- **INSTRUCTIONS TO FOLLOW**
Select every line holding the word "matplotlib" and copy it.

** begin DATASET ROWS **

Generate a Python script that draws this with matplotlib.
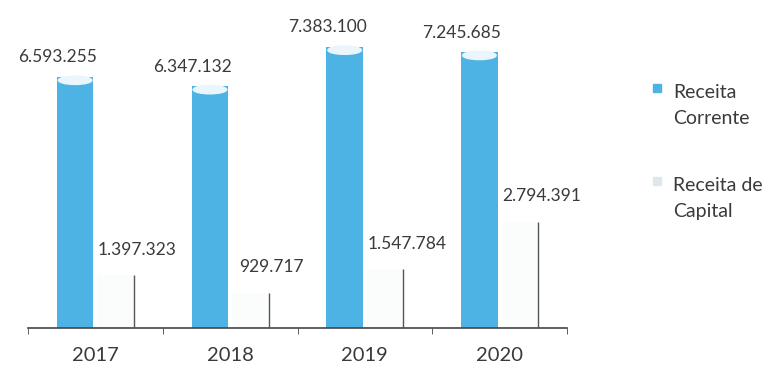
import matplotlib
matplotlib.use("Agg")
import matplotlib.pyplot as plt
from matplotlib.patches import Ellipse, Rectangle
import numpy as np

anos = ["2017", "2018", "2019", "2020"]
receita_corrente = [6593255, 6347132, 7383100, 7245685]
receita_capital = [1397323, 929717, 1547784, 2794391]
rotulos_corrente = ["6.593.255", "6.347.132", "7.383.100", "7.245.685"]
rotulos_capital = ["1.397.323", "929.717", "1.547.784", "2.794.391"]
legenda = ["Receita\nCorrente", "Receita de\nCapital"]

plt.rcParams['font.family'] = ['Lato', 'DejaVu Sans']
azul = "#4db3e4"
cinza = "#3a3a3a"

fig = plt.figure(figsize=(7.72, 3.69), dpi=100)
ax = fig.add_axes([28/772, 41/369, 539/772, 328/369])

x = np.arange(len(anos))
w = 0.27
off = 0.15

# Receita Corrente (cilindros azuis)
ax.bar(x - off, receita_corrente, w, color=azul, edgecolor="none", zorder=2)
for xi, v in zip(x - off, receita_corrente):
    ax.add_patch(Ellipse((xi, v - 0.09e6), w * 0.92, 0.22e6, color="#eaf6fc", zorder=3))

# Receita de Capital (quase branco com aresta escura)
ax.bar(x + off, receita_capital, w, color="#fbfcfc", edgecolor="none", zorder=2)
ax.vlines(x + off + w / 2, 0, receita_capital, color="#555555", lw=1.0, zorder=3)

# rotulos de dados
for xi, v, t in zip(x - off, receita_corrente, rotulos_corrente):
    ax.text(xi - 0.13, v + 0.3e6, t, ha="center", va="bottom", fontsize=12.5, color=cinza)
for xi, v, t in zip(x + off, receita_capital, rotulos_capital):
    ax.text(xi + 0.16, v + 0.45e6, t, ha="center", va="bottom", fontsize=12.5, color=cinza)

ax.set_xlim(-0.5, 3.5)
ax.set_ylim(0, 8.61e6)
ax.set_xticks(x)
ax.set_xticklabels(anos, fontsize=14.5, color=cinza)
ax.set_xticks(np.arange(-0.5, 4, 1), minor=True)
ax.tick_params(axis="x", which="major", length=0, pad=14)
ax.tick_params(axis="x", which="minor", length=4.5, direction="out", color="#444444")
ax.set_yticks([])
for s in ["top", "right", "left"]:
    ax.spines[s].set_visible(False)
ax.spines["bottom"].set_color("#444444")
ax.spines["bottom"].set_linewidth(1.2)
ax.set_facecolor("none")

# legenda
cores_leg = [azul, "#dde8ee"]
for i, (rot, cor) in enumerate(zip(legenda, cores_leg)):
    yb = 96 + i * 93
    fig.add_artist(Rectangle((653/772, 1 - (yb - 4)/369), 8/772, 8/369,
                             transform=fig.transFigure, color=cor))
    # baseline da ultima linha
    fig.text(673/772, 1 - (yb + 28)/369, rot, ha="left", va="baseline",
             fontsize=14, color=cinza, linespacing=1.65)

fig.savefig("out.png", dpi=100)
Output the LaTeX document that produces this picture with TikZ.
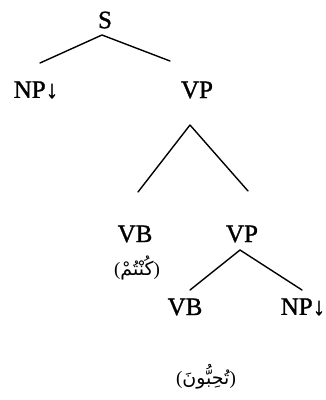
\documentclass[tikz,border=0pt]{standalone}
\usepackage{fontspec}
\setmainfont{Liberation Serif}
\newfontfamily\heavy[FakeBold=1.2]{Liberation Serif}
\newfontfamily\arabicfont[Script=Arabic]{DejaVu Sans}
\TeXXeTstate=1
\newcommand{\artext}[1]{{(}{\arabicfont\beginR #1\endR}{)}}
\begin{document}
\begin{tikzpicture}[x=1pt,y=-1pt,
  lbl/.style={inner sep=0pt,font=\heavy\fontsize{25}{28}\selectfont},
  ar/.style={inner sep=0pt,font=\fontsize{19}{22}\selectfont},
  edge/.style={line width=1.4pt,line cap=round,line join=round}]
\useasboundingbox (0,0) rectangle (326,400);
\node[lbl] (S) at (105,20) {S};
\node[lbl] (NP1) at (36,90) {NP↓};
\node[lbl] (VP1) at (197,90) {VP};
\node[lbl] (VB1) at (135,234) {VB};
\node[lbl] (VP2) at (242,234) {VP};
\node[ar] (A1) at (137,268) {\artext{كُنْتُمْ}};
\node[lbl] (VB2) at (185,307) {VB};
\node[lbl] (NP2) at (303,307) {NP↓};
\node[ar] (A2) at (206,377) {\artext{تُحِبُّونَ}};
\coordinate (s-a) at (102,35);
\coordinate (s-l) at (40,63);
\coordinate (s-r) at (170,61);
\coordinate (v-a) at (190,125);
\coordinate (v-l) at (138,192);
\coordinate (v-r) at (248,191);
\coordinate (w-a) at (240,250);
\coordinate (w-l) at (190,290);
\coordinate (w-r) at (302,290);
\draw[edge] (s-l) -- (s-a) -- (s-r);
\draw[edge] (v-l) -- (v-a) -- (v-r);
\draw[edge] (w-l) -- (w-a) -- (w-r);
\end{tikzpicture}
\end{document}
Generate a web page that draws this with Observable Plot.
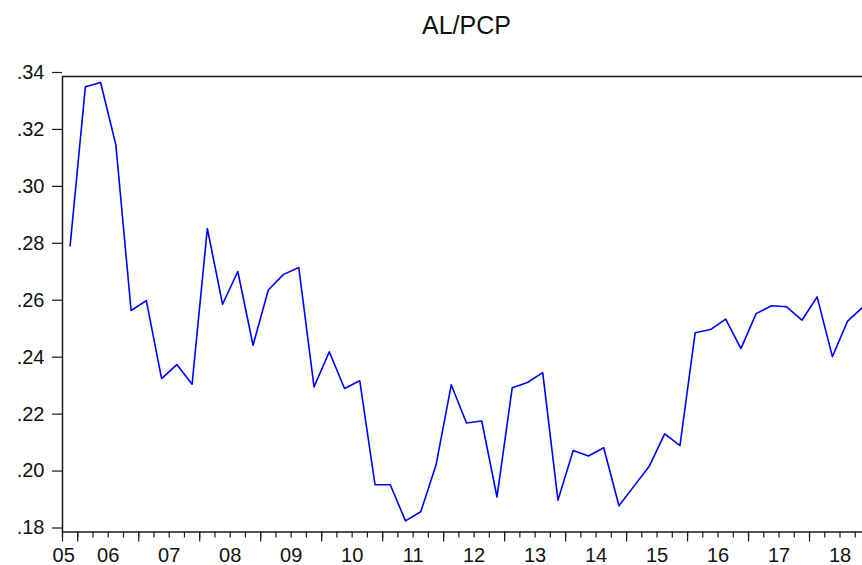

** end DATASET ROWS **

- **SOLVED EXERCISE**
Generate a Python script that draws this with matplotlib.
import matplotlib
matplotlib.use("Agg")
import matplotlib.pyplot as plt
from matplotlib.patches import Ellipse, Rectangle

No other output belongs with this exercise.